What the exercise asks ->
Comb the records below for the string "code" and copy each line where it turns up.

Provided records ->
--- begin ---
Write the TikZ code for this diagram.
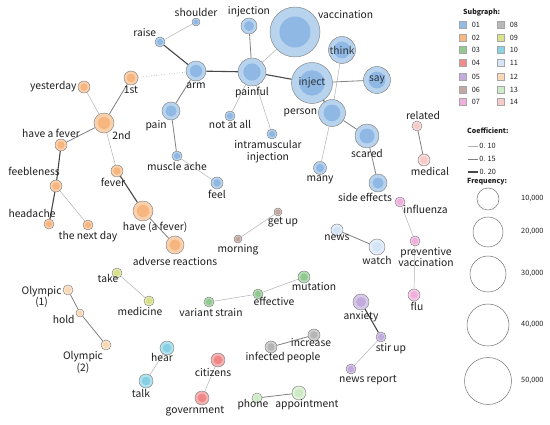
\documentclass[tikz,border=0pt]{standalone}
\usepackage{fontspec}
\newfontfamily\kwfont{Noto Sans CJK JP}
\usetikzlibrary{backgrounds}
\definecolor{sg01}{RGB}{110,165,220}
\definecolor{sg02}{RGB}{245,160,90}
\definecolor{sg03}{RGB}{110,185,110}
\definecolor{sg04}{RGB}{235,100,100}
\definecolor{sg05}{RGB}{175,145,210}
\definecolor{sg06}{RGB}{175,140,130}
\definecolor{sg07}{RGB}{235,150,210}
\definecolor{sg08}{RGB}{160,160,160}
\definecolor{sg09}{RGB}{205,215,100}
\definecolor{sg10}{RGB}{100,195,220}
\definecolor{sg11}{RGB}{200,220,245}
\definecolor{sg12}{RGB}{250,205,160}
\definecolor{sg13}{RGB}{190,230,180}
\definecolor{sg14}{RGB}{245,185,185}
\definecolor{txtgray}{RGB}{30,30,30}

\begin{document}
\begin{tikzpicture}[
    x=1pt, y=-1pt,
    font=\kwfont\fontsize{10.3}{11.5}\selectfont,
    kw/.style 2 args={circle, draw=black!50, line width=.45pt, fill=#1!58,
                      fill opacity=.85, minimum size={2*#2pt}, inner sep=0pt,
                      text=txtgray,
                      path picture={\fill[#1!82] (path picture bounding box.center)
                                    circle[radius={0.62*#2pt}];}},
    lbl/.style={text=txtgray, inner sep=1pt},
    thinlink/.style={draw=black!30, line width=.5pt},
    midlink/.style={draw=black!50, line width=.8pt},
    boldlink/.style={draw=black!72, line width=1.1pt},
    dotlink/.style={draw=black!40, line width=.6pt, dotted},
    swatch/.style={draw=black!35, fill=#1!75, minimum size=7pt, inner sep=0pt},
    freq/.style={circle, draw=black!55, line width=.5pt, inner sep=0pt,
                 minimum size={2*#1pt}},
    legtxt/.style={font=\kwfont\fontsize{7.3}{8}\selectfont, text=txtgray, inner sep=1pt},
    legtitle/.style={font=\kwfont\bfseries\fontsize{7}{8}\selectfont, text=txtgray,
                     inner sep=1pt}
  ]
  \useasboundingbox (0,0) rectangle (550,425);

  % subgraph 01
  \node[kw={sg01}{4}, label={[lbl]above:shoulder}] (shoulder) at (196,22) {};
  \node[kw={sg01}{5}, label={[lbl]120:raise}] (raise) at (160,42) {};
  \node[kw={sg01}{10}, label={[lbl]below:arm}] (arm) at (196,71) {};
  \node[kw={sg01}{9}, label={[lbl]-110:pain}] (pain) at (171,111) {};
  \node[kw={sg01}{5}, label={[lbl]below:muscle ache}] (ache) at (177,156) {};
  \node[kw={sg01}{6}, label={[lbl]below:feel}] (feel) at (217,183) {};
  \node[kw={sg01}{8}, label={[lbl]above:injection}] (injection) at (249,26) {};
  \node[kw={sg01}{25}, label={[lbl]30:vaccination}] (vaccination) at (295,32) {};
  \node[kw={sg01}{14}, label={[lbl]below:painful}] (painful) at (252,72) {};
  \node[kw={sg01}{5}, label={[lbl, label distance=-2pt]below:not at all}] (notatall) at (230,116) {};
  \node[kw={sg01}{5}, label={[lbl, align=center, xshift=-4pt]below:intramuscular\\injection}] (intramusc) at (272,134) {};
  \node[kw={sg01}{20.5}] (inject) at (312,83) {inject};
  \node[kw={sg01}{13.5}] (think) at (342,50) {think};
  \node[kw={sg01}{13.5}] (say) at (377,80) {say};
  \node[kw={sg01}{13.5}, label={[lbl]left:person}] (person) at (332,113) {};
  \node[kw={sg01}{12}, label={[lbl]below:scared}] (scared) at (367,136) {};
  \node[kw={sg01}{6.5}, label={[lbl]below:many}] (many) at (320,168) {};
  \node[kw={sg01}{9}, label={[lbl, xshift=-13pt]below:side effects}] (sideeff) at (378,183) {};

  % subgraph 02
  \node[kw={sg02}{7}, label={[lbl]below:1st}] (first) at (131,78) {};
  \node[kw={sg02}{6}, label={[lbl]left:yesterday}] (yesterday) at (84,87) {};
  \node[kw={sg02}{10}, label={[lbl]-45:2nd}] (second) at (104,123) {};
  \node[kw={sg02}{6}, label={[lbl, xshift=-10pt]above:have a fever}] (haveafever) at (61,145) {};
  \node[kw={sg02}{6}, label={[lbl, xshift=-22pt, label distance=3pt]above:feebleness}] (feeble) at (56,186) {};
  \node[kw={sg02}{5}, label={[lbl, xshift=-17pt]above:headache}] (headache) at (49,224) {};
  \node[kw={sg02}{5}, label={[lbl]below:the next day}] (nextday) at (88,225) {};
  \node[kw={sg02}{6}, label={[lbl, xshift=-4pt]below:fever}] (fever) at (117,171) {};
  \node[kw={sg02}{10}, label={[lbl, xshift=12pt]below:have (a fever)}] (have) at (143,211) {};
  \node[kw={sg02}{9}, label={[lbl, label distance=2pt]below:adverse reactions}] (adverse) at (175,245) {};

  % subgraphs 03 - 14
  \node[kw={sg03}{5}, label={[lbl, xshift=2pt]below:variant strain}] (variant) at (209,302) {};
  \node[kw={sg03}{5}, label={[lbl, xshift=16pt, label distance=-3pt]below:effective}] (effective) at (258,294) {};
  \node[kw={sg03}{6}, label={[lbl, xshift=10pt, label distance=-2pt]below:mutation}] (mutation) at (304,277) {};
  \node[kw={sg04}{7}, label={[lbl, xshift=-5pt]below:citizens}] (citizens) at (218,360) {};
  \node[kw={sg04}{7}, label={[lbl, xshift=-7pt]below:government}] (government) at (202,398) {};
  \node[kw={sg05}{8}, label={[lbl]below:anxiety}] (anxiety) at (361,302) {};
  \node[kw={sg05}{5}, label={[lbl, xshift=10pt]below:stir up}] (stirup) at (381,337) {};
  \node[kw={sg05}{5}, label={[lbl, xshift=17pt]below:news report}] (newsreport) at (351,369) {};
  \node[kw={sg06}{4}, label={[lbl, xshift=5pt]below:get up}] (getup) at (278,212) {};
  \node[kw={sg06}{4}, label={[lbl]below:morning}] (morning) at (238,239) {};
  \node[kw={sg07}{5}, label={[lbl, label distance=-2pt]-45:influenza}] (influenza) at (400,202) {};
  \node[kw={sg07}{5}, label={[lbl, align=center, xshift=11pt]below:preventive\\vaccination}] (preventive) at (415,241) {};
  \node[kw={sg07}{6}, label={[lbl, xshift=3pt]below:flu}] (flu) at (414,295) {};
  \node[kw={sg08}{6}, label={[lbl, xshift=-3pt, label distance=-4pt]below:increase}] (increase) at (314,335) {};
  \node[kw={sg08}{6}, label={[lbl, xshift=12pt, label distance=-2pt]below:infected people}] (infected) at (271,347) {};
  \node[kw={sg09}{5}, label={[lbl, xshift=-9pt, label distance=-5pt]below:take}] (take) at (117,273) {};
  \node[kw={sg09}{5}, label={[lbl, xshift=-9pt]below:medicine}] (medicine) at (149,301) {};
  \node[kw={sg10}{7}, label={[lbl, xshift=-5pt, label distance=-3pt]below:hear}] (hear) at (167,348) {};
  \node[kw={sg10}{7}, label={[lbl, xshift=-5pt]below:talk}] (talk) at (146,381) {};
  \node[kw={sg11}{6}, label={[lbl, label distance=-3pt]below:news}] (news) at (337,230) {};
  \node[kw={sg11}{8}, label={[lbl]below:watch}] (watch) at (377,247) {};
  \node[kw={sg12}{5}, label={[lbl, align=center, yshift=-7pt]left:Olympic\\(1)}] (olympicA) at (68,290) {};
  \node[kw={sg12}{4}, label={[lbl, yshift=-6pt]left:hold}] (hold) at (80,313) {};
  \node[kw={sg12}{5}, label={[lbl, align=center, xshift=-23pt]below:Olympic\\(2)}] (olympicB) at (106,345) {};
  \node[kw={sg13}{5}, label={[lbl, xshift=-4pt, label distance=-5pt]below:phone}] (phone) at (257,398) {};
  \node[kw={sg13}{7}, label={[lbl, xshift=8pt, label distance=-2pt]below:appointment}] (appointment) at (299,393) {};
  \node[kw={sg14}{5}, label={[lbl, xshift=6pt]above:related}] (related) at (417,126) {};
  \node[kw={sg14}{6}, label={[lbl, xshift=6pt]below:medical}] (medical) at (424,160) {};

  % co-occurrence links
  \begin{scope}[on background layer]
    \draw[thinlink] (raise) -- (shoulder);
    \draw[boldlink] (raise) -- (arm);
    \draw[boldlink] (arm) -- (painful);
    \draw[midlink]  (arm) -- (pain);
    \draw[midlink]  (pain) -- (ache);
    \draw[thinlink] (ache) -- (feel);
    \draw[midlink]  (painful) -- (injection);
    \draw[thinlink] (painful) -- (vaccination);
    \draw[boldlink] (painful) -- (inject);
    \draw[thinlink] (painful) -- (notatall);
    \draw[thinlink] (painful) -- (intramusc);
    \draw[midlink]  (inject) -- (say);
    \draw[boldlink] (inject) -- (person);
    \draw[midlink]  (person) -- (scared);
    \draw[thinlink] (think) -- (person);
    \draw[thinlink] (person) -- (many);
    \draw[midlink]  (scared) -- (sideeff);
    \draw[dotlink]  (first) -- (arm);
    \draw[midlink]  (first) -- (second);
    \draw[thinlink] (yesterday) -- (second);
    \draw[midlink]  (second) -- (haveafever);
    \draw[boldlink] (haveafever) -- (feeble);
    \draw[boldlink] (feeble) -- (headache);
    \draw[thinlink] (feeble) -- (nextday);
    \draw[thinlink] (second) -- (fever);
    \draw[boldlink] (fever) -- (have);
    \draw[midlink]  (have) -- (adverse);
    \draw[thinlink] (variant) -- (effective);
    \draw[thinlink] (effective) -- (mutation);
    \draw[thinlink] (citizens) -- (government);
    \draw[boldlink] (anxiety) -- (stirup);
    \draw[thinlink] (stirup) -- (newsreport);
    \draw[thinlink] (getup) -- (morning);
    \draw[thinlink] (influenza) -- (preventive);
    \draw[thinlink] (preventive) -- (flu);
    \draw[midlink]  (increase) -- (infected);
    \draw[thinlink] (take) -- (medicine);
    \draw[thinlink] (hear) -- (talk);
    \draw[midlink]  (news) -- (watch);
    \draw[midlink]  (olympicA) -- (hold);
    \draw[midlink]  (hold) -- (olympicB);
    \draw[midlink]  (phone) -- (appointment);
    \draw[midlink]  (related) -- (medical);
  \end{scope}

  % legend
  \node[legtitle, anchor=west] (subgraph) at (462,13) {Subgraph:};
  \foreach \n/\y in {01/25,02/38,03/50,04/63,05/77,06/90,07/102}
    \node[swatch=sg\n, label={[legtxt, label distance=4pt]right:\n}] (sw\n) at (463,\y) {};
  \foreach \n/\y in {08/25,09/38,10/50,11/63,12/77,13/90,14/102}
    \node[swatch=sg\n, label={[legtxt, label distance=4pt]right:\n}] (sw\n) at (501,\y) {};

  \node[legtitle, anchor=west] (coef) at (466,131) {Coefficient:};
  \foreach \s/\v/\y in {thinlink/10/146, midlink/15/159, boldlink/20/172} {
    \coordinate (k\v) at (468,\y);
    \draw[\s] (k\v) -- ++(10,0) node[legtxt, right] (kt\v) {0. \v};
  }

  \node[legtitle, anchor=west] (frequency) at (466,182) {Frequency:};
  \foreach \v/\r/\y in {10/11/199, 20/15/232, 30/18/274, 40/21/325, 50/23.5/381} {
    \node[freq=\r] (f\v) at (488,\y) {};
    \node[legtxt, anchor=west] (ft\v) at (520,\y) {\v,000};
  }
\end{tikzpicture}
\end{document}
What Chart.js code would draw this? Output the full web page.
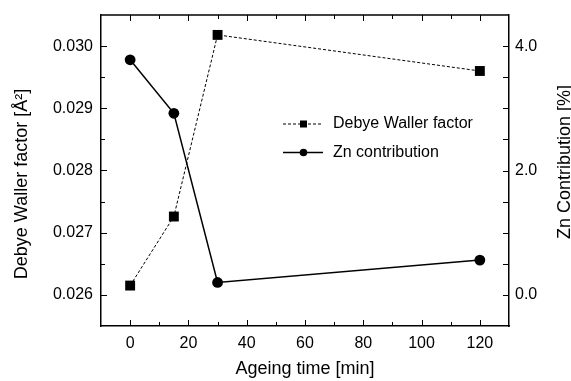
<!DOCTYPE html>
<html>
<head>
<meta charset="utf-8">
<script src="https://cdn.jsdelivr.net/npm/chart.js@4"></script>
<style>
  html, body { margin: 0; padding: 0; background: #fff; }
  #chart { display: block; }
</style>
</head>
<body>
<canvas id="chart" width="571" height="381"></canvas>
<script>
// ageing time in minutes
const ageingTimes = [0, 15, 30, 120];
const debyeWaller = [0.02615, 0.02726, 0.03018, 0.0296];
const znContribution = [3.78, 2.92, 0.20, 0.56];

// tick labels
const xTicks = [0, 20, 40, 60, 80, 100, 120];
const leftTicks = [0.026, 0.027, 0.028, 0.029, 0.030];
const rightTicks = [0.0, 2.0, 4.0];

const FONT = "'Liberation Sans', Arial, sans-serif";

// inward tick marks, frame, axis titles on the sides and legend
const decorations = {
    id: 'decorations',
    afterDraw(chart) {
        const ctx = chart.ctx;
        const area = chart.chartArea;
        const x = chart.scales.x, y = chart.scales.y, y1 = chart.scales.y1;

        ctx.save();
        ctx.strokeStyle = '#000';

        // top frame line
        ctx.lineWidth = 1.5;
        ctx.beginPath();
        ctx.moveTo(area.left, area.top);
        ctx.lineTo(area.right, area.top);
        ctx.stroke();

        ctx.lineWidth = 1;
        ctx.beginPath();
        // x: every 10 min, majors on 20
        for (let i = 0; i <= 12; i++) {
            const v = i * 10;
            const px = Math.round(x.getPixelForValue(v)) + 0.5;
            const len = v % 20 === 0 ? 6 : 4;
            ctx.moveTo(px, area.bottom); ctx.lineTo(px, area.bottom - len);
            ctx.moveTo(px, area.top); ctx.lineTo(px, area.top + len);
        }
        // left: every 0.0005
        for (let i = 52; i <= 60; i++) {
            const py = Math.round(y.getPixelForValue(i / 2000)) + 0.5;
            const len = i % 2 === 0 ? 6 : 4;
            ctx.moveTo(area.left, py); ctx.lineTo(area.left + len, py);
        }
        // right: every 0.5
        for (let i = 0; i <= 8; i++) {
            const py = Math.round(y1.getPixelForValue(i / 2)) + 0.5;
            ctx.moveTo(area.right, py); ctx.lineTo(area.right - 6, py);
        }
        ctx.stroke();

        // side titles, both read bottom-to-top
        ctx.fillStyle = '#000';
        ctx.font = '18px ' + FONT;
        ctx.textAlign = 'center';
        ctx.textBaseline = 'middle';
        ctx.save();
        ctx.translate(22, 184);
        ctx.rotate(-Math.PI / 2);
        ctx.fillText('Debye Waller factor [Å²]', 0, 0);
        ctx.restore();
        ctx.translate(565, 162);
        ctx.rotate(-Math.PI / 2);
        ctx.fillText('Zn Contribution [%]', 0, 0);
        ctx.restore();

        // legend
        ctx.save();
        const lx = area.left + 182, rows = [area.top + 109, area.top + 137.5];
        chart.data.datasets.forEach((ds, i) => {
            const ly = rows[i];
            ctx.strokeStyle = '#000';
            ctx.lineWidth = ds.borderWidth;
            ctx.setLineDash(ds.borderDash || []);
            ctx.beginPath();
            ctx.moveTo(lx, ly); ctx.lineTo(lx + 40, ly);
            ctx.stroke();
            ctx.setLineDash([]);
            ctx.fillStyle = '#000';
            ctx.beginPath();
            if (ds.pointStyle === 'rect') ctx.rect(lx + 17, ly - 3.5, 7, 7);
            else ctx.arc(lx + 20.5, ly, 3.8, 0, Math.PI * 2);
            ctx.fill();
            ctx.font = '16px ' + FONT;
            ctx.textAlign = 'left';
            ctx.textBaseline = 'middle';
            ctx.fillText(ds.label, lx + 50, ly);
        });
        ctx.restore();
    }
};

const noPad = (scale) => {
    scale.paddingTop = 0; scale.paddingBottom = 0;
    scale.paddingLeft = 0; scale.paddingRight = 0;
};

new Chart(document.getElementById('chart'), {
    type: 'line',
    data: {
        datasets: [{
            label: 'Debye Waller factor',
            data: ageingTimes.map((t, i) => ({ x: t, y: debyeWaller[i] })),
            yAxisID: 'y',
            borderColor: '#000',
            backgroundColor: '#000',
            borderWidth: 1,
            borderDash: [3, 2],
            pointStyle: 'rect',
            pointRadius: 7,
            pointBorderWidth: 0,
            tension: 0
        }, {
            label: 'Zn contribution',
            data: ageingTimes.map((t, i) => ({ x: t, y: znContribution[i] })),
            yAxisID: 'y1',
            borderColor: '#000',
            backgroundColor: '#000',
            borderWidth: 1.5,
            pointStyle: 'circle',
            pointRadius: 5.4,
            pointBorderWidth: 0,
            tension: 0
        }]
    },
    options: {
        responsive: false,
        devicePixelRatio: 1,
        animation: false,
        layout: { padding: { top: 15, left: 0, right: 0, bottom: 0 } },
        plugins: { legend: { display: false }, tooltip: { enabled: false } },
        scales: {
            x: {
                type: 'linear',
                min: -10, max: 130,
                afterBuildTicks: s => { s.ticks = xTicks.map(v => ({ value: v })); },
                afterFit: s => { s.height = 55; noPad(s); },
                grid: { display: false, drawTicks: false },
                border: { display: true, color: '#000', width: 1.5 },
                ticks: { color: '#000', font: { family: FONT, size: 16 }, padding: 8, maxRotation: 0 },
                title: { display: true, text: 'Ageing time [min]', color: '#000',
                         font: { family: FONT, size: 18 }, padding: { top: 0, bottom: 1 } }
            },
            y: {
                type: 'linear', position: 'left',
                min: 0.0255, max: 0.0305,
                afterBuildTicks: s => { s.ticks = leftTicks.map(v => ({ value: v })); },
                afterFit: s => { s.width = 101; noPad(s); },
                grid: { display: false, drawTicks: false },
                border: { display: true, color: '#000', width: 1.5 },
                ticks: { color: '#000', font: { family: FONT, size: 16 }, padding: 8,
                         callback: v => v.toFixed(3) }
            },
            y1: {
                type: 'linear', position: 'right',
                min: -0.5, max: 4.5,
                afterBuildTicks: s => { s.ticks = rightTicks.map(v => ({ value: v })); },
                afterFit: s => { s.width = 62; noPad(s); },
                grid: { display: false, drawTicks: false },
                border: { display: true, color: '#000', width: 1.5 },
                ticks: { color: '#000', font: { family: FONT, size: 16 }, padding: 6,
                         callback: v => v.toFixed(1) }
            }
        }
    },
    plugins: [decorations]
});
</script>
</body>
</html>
--- end ---
Finished exercise ->
Write the TikZ code for this diagram.
What Chart.js code would draw this? Output the full web page.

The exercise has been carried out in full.